O propósito da autora, Luísa Beltrão, foi o de contar a história de uma família portuguesa, a partir do século XIX, e fá-lo com imensa desenvoltura, mas quando carrega para a história a vida política, social e económica do país, deveria ter tido um olhar mais abrangente ou pelo menos não tão conservador. Como escreveu Luíz Pacheco, depois de ler os dois primeiros volumes de que gostou:
«(…) o fundo histórico é-nos transmitido com laivos
de evidente conservadorismo. E receio que à medida que esta crónica privada se
aproxima do nosso contemporâneo, tal tendência se não acentue. Prevejo isso
mesmo quase inevitável e não apenas nas recordações da macróbia Tia Graça que
saltou o choque das gerações, numa força feita de memórias e uma dignidade
fruto da resistência à morte. Ser também assim, quem dera!»

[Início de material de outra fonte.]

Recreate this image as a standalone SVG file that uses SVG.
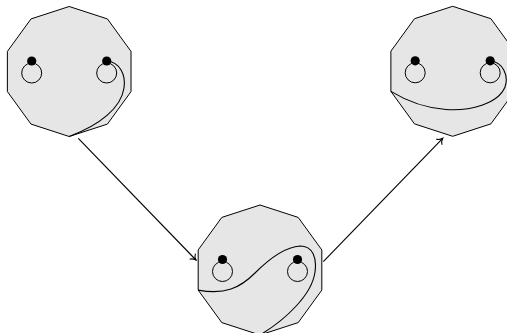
<svg xmlns="http://www.w3.org/2000/svg" width="507" height="333" viewBox="0 0 507 333">
<style>
.deca{fill:#e6e6e6;stroke:#000;stroke-width:1;stroke-linejoin:round}
.ring{fill:none;stroke:#000;stroke-width:1}
.dot{fill:#000}
.curve{fill:none;stroke:#000;stroke-width:1.1}
.edge{fill:none;stroke:#000;stroke-width:1.1}
</style>
<defs>
<polygon id="decagon" class="deca" points="0,-65 38.21,-52.59 61.82,-20.09 61.82,20.09 38.21,52.59 0,65 -38.21,52.59 -61.82,20.09 -61.82,-20.09 -38.21,-52.59"/>
<g id="pegs">
<circle class="ring" cx="-37.5" cy="1.5" r="10"/>
<circle class="ring" cx="37.5" cy="1.5" r="10"/>
<circle class="dot" cx="-37.5" cy="-10.5" r="4.6"/>
<circle class="dot" cx="37.5" cy="-10.5" r="4.6"/>
</g>
<marker id="arrow" markerWidth="12" markerHeight="12" refX="0" refY="0" viewBox="-6 -6 12 12" orient="auto" markerUnits="userSpaceOnUse">
<path d="M-5,-4 C-4,-1.8 -1.2,-0.4 0,0 C-1.2,0.4 -4,1.8 -5,4" fill="none" stroke="#000" stroke-width="1.1"/>
</marker>
</defs>
<g id="state1" transform="translate(69.2,71.5)">
<use href="#decagon"/>
<use href="#pegs"/>
<path class="curve" d="M37.5,-10.5 C50.8,-9.5 56.8,3.5 54.8,16.5 C51.8,36.5 30.8,53.5 0,65"/>
</g>
<g id="state2" transform="translate(452.7,71.3)">
<use href="#decagon"/>
<use href="#pegs"/>
<path class="curve" d="M37.5,-10.5 C50.3,-9.3 56.3,4.7 52.3,15.7 C45.3,32.7 17.3,39.7 -6.7,38.2 C-27.7,36.7 -47.7,28.7 -61.82,20.09"/>
</g>
<g id="state3" transform="translate(260,270)">
<use href="#decagon"/>
<use href="#pegs"/>
<path class="curve" d="M-61.82,20.09 C-35,25 -20,18 -5,3 C10,-12 25,-23 40,-24 C53,-24 57,-12 55,2 C52,25 25,50 0,65"/>
</g>
<g id="connectors">
<path class="edge" d="M78.3,138.3 L196,260" marker-end="url(#arrow)"/>
<path class="edge" d="M323.3,261.7 L442.7,138.3" marker-end="url(#arrow)"/>
</g>
</svg>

Esta perspetiva conservadora sobre os momentos vividos e as personagens que na vida política tinham peso e notoriedade, segue em paralelo com a apreensão que a geração mais velha sente com a perda de valores e da capacidade de traçar ou guiar os destinos dos filhos, terminando por acontecer na geração mais jovem uma morte por overdose e uma tentativa de suicídio e, na geração precedente, alguns afastamentos familiares e divórcios. Curiosamente, um neto, que cresceu afastado da família e cuja mãe se divorcia e casa pela segunda vez, aproxima-se depois da família e é um jovem exemplar, levando a avó a questionar as suas convicções. Nas gerações anteriores já tinha havido algumas personagens, sobretudo masculinas, falhadas, vivendo isoladas, sem trabalhar, mas estas vivências eram feitas na intimidade das famílias e das casas, não gerando qualquer sobressalto ou inquietação de maior.

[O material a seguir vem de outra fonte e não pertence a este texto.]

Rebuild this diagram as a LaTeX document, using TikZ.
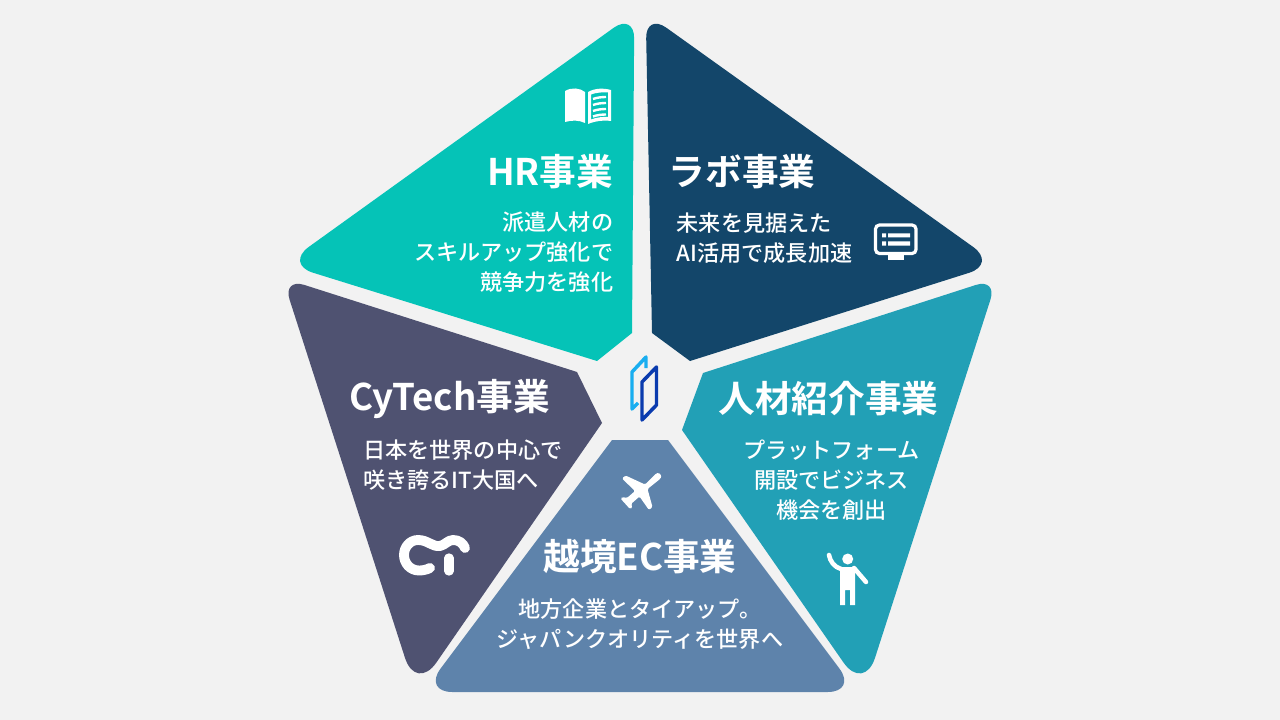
\documentclass[tikz,border=0pt]{standalone}
\usepackage{fontspec}
\setmainfont{Noto Sans CJK JP Medium}[BoldFont={Noto Sans CJK JP Bold}]
\definecolor{bgc}{HTML}{F2F2F2}
\definecolor{hrc}{HTML}{05C3B7}
\definecolor{labc}{HTML}{13466A}
\definecolor{jobc}{HTML}{22A0B6}
\definecolor{cyc}{HTML}{4F5271}
\definecolor{ecc}{HTML}{5E83AB}
\definecolor{logol}{HTML}{19AEF0}
\definecolor{logod}{HTML}{0A3BAE}
\tikzset{
  ttl/.style={text=white,font=\fontsize{27.5}{30}\selectfont\bfseries,inner sep=0pt,anchor=center},
  bod/.style={text=white,font=\fontsize{16.6}{22.6}\selectfont,inner sep=0pt,align=center,anchor=center},
  bodr/.style={bod,align=right,anchor=east},
  bodl/.style={bod,align=left,anchor=west},
}
\begin{document}
\begin{tikzpicture}[x=0.75pt,y=-0.75pt]
\useasboundingbox (0,0) rectangle (1280,720);
\fill[bgc] (0,0) rectangle (1280,720);
% segments
\fill[hrc] (597,361) [rounded corners=22pt] -- (285,264) [rounded corners=19pt] -- (634.3,13) [sharp corners] -- (632,333) -- cycle;
\fill[labc] (690,361) [rounded corners=22pt] -- (997,264) [rounded corners=19pt] -- (645.7,13) [sharp corners] -- (652,333) -- cycle;
\fill[jobc] (703,373) [rounded corners=17pt] -- (997.4,278) [rounded corners=27pt] -- (864,692) [sharp corners] -- (682,430) -- cycle;
\fill[cyc] (577,372) [rounded corners=17pt] -- (282.6,278) [rounded corners=27pt] -- (416,692) [sharp corners] -- (602,423) -- cycle;
\fill[ecc] (612,440) [rounded corners=22pt] -- (423,692) -- (857,692) [sharp corners] -- (668,440) -- cycle;
% logo
\draw[logol,line width=2.6pt,line join=round] (646,368) -- (646,357) -- (632,372) -- (632,409) -- (638,403);
\draw[logod,line width=2.6pt,line join=round] (642,382) -- (656.5,367) -- (656.5,405) -- (642,420) -- cycle;
% texts
\node[ttl,anchor=east] (hrt) at (613.5,172) {HR事業};
\node[bodr,anchor=east] (hrb) at (613.5,252) {派遣人材の\\スキルアップ強化で\\競争力を強化};
\node[ttl,anchor=west] (labt) at (668.5,172) {ラボ事業};
\node[bodl] (labb) at (676.5,238) {未来を見据えた\\AI活用で成長加速};
\node[ttl] (jobt) at (828.5,399) {人材紹介事業};
\node[bod] (jobb) at (831.5,480) {プラットフォーム\\開設でビジネス\\機会を創出};
\node[ttl] (cyt) at (449.5,399) {CyTech事業};
\node[bodl] (cyb) at (363,465) {日本を世界の中心で\\咲き誇るIT大国へ};
\node[ttl] (ect) at (640,557) {越境EC事業};
\node[bod] (ecb) at (640,624) {地方企業とタイアップ。\\ジャパンクオリティを世界へ};
% book
\fill[white] (565,91) .. controls (572,87) and (580,88) .. (585,92) -- (585,123) .. controls (579,120) and (572,120) .. (565,122) -- cycle;
\fill[white,even odd rule] (588,92) .. controls (595,88) and (604,88) .. (611,90) -- (611,121) .. controls (604,120) and (595,121) .. (588,124) -- cycle
 (591,94.5) -- (591,119.5) .. controls (596,117.5) and (603,116.5) .. (608,117) -- (608,92.5) .. controls (603,92) and (596,92.5) .. (591,94.5) -- cycle;
\foreach \yy in {98,104,110,115.5}{\draw[white,line width=1.8pt] (593,\yy+1) .. controls (597,\yy-0.5) and (602,\yy-1) .. (606,\yy-1);}
% monitor
\draw[white,line width=2.4pt,rounded corners=3pt] (875.5,225) rectangle (916,253.5);
\fill[white] (888,253) rectangle (904,259.5);
\fill[white] (882,233.5) rectangle (886,237.5) (888,233.5) rectangle (910,237.5)
 (882,241.5) rectangle (886,245.5) (888,241.5) rectangle (910,245.5);
% CT logo
\draw[white,line width=7.4pt,line cap=round,line join=round] (430,568) .. controls (426,570) and (422,570.5) .. (419,570.5) .. controls (410,570.5) and (404,563) .. (404,555) .. controls (404,547) and (410,540) .. (418,540) .. controls (428,540) and (432,547) .. (440,546) .. controls (445,545) and (448,540) .. (453,540) .. controls (459,540) and (463,543) .. (465,548);
\draw[white,line width=7pt,line cap=round] (449,558) -- (449,571);
% plane
\fill[white,rounded corners=1pt] (656,473.5) .. controls (660,472.5) and (662,476) .. (660,479) -- (647.5,489) -- (652.5,507) -- (649,510) -- (639.5,496.5) -- (631,504) -- (632.5,507.5) -- (630,509) -- (620.5,498.5) -- (622.5,497) -- (627,498) -- (635,491) -- (622,478.5) -- (625.5,475.5) -- (645,484.5) -- cycle;
% person
\fill[white] (847.7,559) circle (5.5);
\fill[white] (840,567) -- (855,567) -- (855,605) -- (850,605) -- (850,590) -- (845,590) -- (845,605) -- (840,605) -- cycle;
\draw[white,line width=3.4pt,line cap=round] (841,569) .. controls (834,567) and (830,561) .. (829,555);
\draw[white,line width=3.4pt,line cap=round] (854,568) -- (866,582);
\end{tikzpicture}
\end{document}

N’ Os Mal-Amados assistimos à entrada das mulheres da família no mercado de trabalho, por necessidade ou vontade apenas, e já não apenas em situações excecionais como acontecera nas gerações precedentes, e às consequências desse facto, como a liberdade e independência que passam a usufruir, alterando em muitos casos a relação com o marido e com os filhos.
Apesar da perspetiva conservadora, é uma história familiar que nos faz percorrer os dois últimos séculos portugueses, com alguma leveza e em que aqui e ali, nos vamos lembrando de partes da nossa história ou, mais recentemente, de certas vivências, e até de personagens que nos aparecem perfeitamente delineadas.

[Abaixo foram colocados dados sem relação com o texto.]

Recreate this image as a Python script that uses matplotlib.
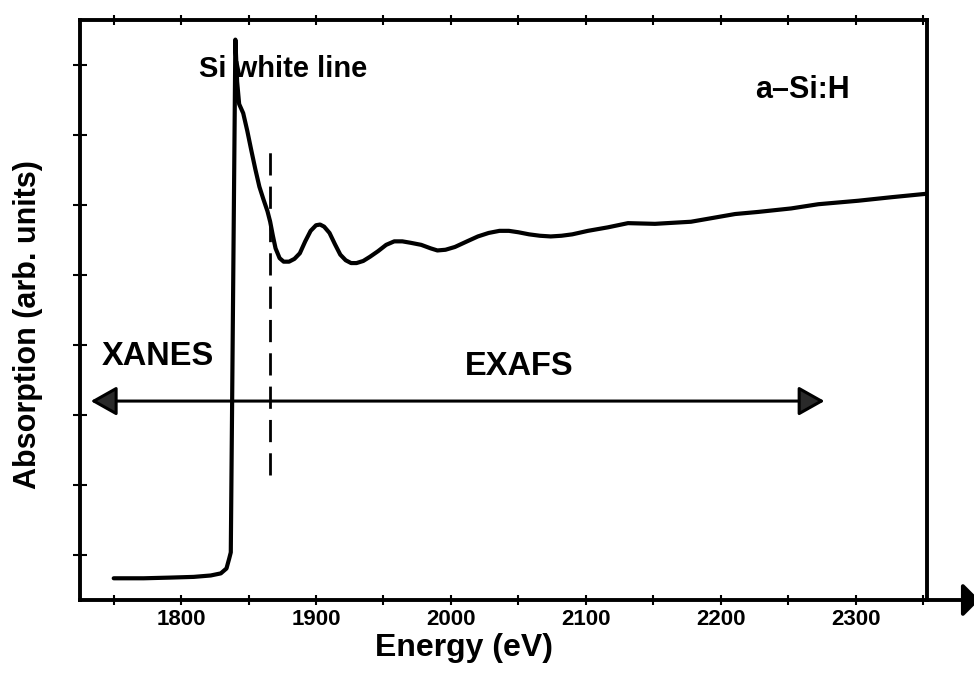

Os Mal-Amados acaba de forma curiosa. Não terá sido fácil pôr um ponto final na história e por isso, por ocasião da celebração dos 100 ano da Tia Elisinha, todos os familiares desaparecem e explicam-lhe que nunca existiram porque eram personagens de romance e que ela é a Tia Graça. O epilogo é dedicado à Tia Graça que morreu um ano depois e que ainda teve tempo de escrever uma carta a Luíz Pacheco comprovando a sua existência porque ele – na crónica acima referida -, a tinha apelidado de macróbia.